Saturday, January 17, 2015

Robert Frost and Working Dogs


Teddy Moritz sent me two very nice photos of one of her young working dachhunds, HedgeThreader von Moritz.

Hedge is 13 months old and won her AKC Field Champion title in four field trials, earning four firsts, two best Open and one Absolute. No surprise here!


I think Teddy and I first met 25 years ago or so. Back then she had been at least 20 years into working terriers (more?) starting off as a very young girl with a mini-bull that insisted it had things to do underground.

Teddy has seen every kind of working terrier there is, and she figured out, a long time ago, that size matters in the field, and that bigger is not better. 

Today she digs on groundhogs, red fox, gray fox, possum, raccoon, and she hawks her ass off in season. And did I mention she has lurchers from David Hancock? That too.

So Teddy knows.

She writes about Thread:
Of course I have been working her on rabbits her entire life and the second photo shows the results. She's a valuable member of the team this winter. She weighs six and a half pounds and has an 11 and a half inch chest. Wherever the rabbit goes, Hedge is not far behind.

Just wanted to share this because of your reposting of the Border Terrier spanning blog. Any dachshund with a 14- inch chest is not going to get into tight spots and get rabbits out where I hawk.

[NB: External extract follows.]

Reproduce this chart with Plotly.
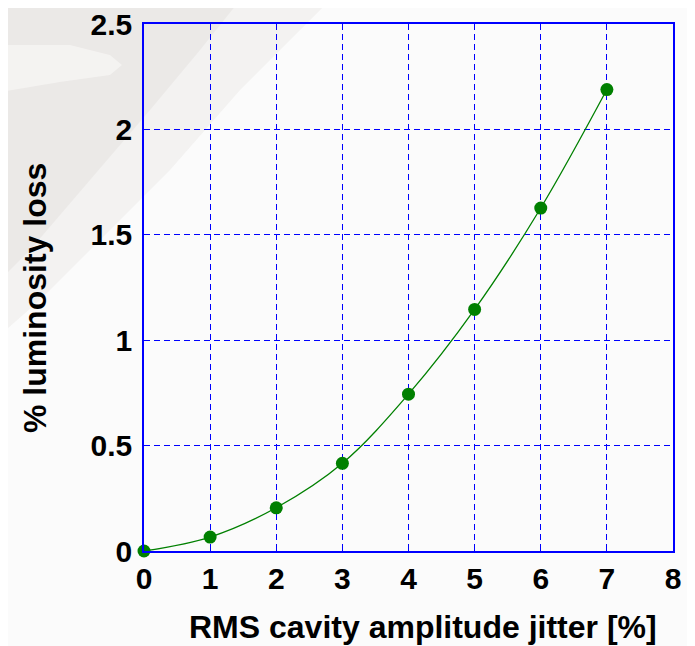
import plotly.graph_objects as go

# Data
jitter = [0, 1, 2, 3, 4, 5, 6, 7]
lum_loss = [0.0, 0.066, 0.205, 0.416, 0.744, 1.146, 1.627, 2.189]
x_ticks = [0, 1, 2, 3, 4, 5, 6, 7, 8]
y_ticks = [0, 0.5, 1, 1.5, 2, 2.5]
y_tick_labels = ["0", "0.5", "1", "1.5", "2", "2.5"]
x_title = "RMS cavity amplitude jitter [%]"
y_title = "% luminosity loss"

OFF = 8  # default page body margin
W, H = 679, 638
ML, MR, MT, MB = 136, 14, 16, 95
PW, PH = W - ML - MR, H - MT - MB

def px(x, y):
    return (x - OFF - ML) / PW, (OFF + H - MB - y) / PH

def path(pts):
    s = ""
    for i, (x, y) in enumerate(pts):
        a, b = px(x, y)
        s += ("M" if i == 0 else "L") + f"{a:.4f},{b:.4f} "
    return s + "Z"

fig = go.Figure()
fig.add_trace(go.Scatter(
    x=jitter, y=lum_loss, mode="lines+markers",
    line=dict(color="#008000", width=1.3, shape="spline", smoothing=1),
    marker=dict(color="#008000", size=13),
    cliponaxis=False, showlegend=False,
))

shapes = [
    dict(type="path", xref="paper", yref="paper", layer="below", line_width=0,
         fillcolor="rgba(220,217,213,0.25)",
         path=path([(0, 0), (330, 0), (300, 30), (240, 90), (170, 170), (100, 240), (40, 300), (0, 335)])),
    dict(type="path", xref="paper", yref="paper", layer="below", line_width=0,
         fillcolor="rgba(210,207,203,0.25)",
         path=path([(0, 0), (240, 0), (200, 50), (150, 110), (90, 180), (30, 250), (0, 280)])),
    dict(type="path", xref="paper", yref="paper", layer="below", line_width=0,
         fillcolor="rgba(248,247,245,0.7)",
         path=path([(0, 45), (70, 45), (110, 55), (122, 65), (110, 75), (60, 82), (0, 92)])),
]

tickfont = dict(size=30, family="Liberation Sans, Arial", weight="bold", color="black")
titlefont = dict(size=32, family="Liberation Sans, Arial", weight="bold", color="black")

common = dict(
    showgrid=True, gridcolor="#0000ff", griddash="6px,4px", gridwidth=1,
    showline=True, linecolor="#0000ff", linewidth=1.5, mirror=True,
    ticks="inside", ticklen=5, tickcolor="#0000ff",
    tickfont=tickfont, zeroline=False, automargin=False,
    ticklabeloverflow="allow",
)

xt = px(423, 627)
yt = px(35, 298)
annotations = [
    dict(text=x_title, xref="paper", yref="paper", x=xt[0], y=xt[1],
         xanchor="center", yanchor="middle", showarrow=False, font=titlefont),
    dict(text=y_title, xref="paper", yref="paper", x=yt[0], y=yt[1], textangle=-90,
         xanchor="center", yanchor="middle", showarrow=False, font=titlefont),
]

fig.update_layout(
    width=W, height=H,
    margin=dict(l=ML, r=MR, t=MT, b=MB, autoexpand=False),
    paper_bgcolor="#fbfbfb",
    plot_bgcolor="rgba(0,0,0,0)",
    font=dict(family="Liberation Sans, Arial, sans-serif", color="black"),
    shapes=shapes,
    annotations=annotations,
    xaxis=dict(
        range=[0, 8], tickvals=x_ticks, ticktext=[str(t) for t in x_ticks],
        **common,
    ),
    yaxis=dict(
        range=[0, 2.5], tickvals=y_ticks, ticktext=y_tick_labels,
        ticklabelstandoff=4,
        **common,
    ),
)

fig.write_html("out.html")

She already began working varmints this fall, possum, coon and groundhog but I won't get serious with that kind of work for her until this spring. For now she's a rabbit hunting machine.
Another short exchange with Richard Reynolds on Facebook (it's been at least 15 years since I have seen him!) reminded me of a poem about hunters and walls. It's not germane to how Teddy, Richard, or myself treat any farm land, but it's still a nice read on a cold winter's morning and not entirely unsuited to the topic of dogs and dog size. And had I remembered that this poem was about dogs getting into holes? I had not!
MENDING WALL
Something there is that doesn't love a wall,
That sends the frozen-ground-swell under it,
And spills the upper boulders in the sun,
And makes gaps even two can pass abreast.
The work of hunters is another thing:
I have come after them and made repair
Where they have left not one stone on a stone,
But they would have the rabbit out of hiding,
To please the yelping dogs. The gaps I mean,
No one has seen them made or heard them made,
But at spring mending-time we find them there.
I let my neighbor know beyond the hill;
And on a day we meet to walk the line
And set the wall between us once again.
We keep the wall between us as we go.
To each the boulders that have fallen to each.
And some are loaves and some so nearly balls
We have to use a spell to make them balance:
'Stay where you are until our backs are turned!'
We wear our fingers rough with handling them.
Oh, just another kind of out-door game,
One on a side. It comes to little more:
There where it is we do not need the wall:
He is all pine and I am apple orchard.
My apple trees will never get across
And eat the cones under his pines, I tell him.
He only says, 'Good fences make good neighbors'.
Spring is the mischief in me, and I wonder
If I could put a notion in his head:
'Why do they make good neighbors? Isn't it
Where there are cows?
But here there are no cows.
Before I built a wall I'd ask to know
What I was walling in or walling out,
And to whom I was like to give offence.
Something there is that doesn't love a wall,
That wants it down.' I could say 'Elves' to him,
But it's not elves exactly, and I'd rather
He said it for himself. I see him there
Bringing a stone grasped firmly by the top
In each hand, like an old-stone savage armed.
He moves in darkness as it seems to me~
Not of woods only and the shade of trees.
He will not go behind his father's saying,
And he likes having thought of it so well
He says again, "Good fences make good neighbors."

1 comment:

Rick said...

The poem "The Wall" reminds me of a meeting with our next door neighbor at the property line, where we wanted to extend a fence. This was in Calistoga, CA, at the northern end of the Napa Valley, where the valley floor met the surrounding hills. 250 years earlier, the Spanish had made a large pile of stones, about the size of a small car, to mark the extent of what they called the "Carne Humana." In the 20th century, US government surveyors had set a metal rod in the middle of this pile of stones to mark the exact point. From this marker we extended our barbed wire cattle fence up into the hills.